Boy Scout dinner impressions

Plus a special summertime New Hampshire history quiz

Most years, the final civic event of the spring season is the Daniel Webster Council Boy Scout Distinguished Citizens Award Dinner. This year, the 45th annual dinner was held June 26 in Manchester, with several hundred people in attendance. The council honored Manchester businessman and inventor Dean Kamen and Brady Sullivan Properties, both organizations headquartered in the Manchester Millyard.

The dinner not only featured recognition for these deserving honorees, but also the changing face of scouting. Now accepting women and on track to have the first female Eagle Scout in a couple of years, the dinner also featured the new STEM part of scouting.

There are now STEM Scout Troops as well as a number of merit badges that can be earned, and a group of STEM Scouts, boys and girls, were featured and performed at the event. This fit nicely with the activities of honoree Kamen, who was honored for his work with FIRST, the ARMI initiative now energizing the Millyard, and his many inventions at DEKA Research.

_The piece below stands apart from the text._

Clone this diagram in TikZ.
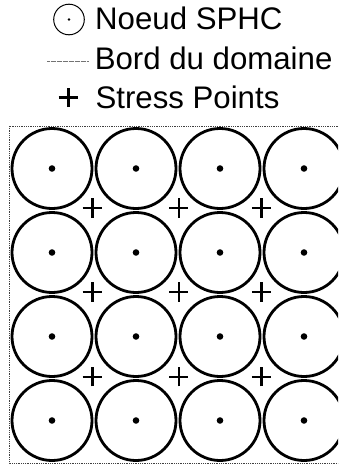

He spoke eloquently about the need for preparation of youth and the importance of education as the foundation of the future of the nation.

Kamen’s colleague at ARMI, Gray Chynoweth, also a candidate for Executive Council, was the emcee, and sported his Cub Scout hat, which still fit!

The FIRST effort, teaching young people to use their minds and apply science and engineering to learning by creating robots to accomplish tasks, now is worldwide and has about a million participants, bridging borders and bringing people throughout the world together in a common endeavor.

Brady Sullivan Properties increasingly is a major participant in charitable causes and events, and Arthur Sullivan, one of its principals, spoke about the importance of community to these Manchester natives who have real estate holdings throughout New England, including many of the signature buildings in Manchester and beyond.

This annual event started in 1974, and some in attendance had been at the first and most of the intervening events, which have grown in size, and raised significant funds and brought public attention to the great work of the Boy Scouts of America.

Reading the list of honorees presents me with the opportunity to give readers a modern New Hampshire history quiz. They are listed in the order in which they received the award. See how many of the following individuals you can identify without searching the internet:

Norris Cotton, Ralph McIninch, Frank Kenison, J. Duane Squires, Sherman Adams, Albert Barcomb, Mildred McAfee Horton, Max Silber, Ann Moody, Robert Burroughs, Arthur S. Adams, Edward J. Haseltine, Mary Mongan, Earle Criswold, Philip Dunlap, Sylvio Dupuis, Harold Pope, James Hayes, James Barker Smith, Warren B. Rudman, Charles F. Zell, Russell Holden, Henry M. Powers, James Chandler, Paul O’Leary, Charles Frank Yanco, Vesta M. Roy, John J. Reilly Jr., Maurice Arel, Kimon S. Zachos, H.E. Harrington, Robert B. Jolicoeur, John H. Sununu, Samuel A. Tamposi, Stephen E. Merrill, J. Bonnie Newman, Dennis J. Picard, John P. Stabile II, Sherman D. Horton Jr., Eugene A. Savage, Michael D. Dingman, Paul M. Montrone, John F. Swope, John C. Collins, John T. Grappone, Craig R. Benson, John R. Kreick, Roger Jean, Andrew E. Lietz, Leo E. O’Neil, David P. Bromnell, Michael C. Whitney, William S. Green, J. Paul Sticht, Raymond P. Bellemore, Jack B. Middleton, Judd Gregg, J. Michael Hickey, Kenneth Clark, Alyson Pitman Giles, R. Scott Bacon, Andrew H. Card Jr., Kevin A. Dillon, Joseph W. McQuaid, L. Douglas O’Brien, Stephen Barba, Daniel B. McLeod, Bobby Stephen, Ovide M. Lamontagne, Tom Raffio, John T. Broderick Jr., John Lynch, Joe Reilly, Stephen Duprey, Susan Duprey, Ronald H. Covey, Dianne Mercier and Renee Plummer.

The list contains distinguished attorneys, political figures, civic leaders, appointees to office, business owners and leaders, bankers, real estate developers, law enforcement officials and at least one religious leader. Each deserves to be remembered for what he or she has done, and in many cases, continues to do, for our state.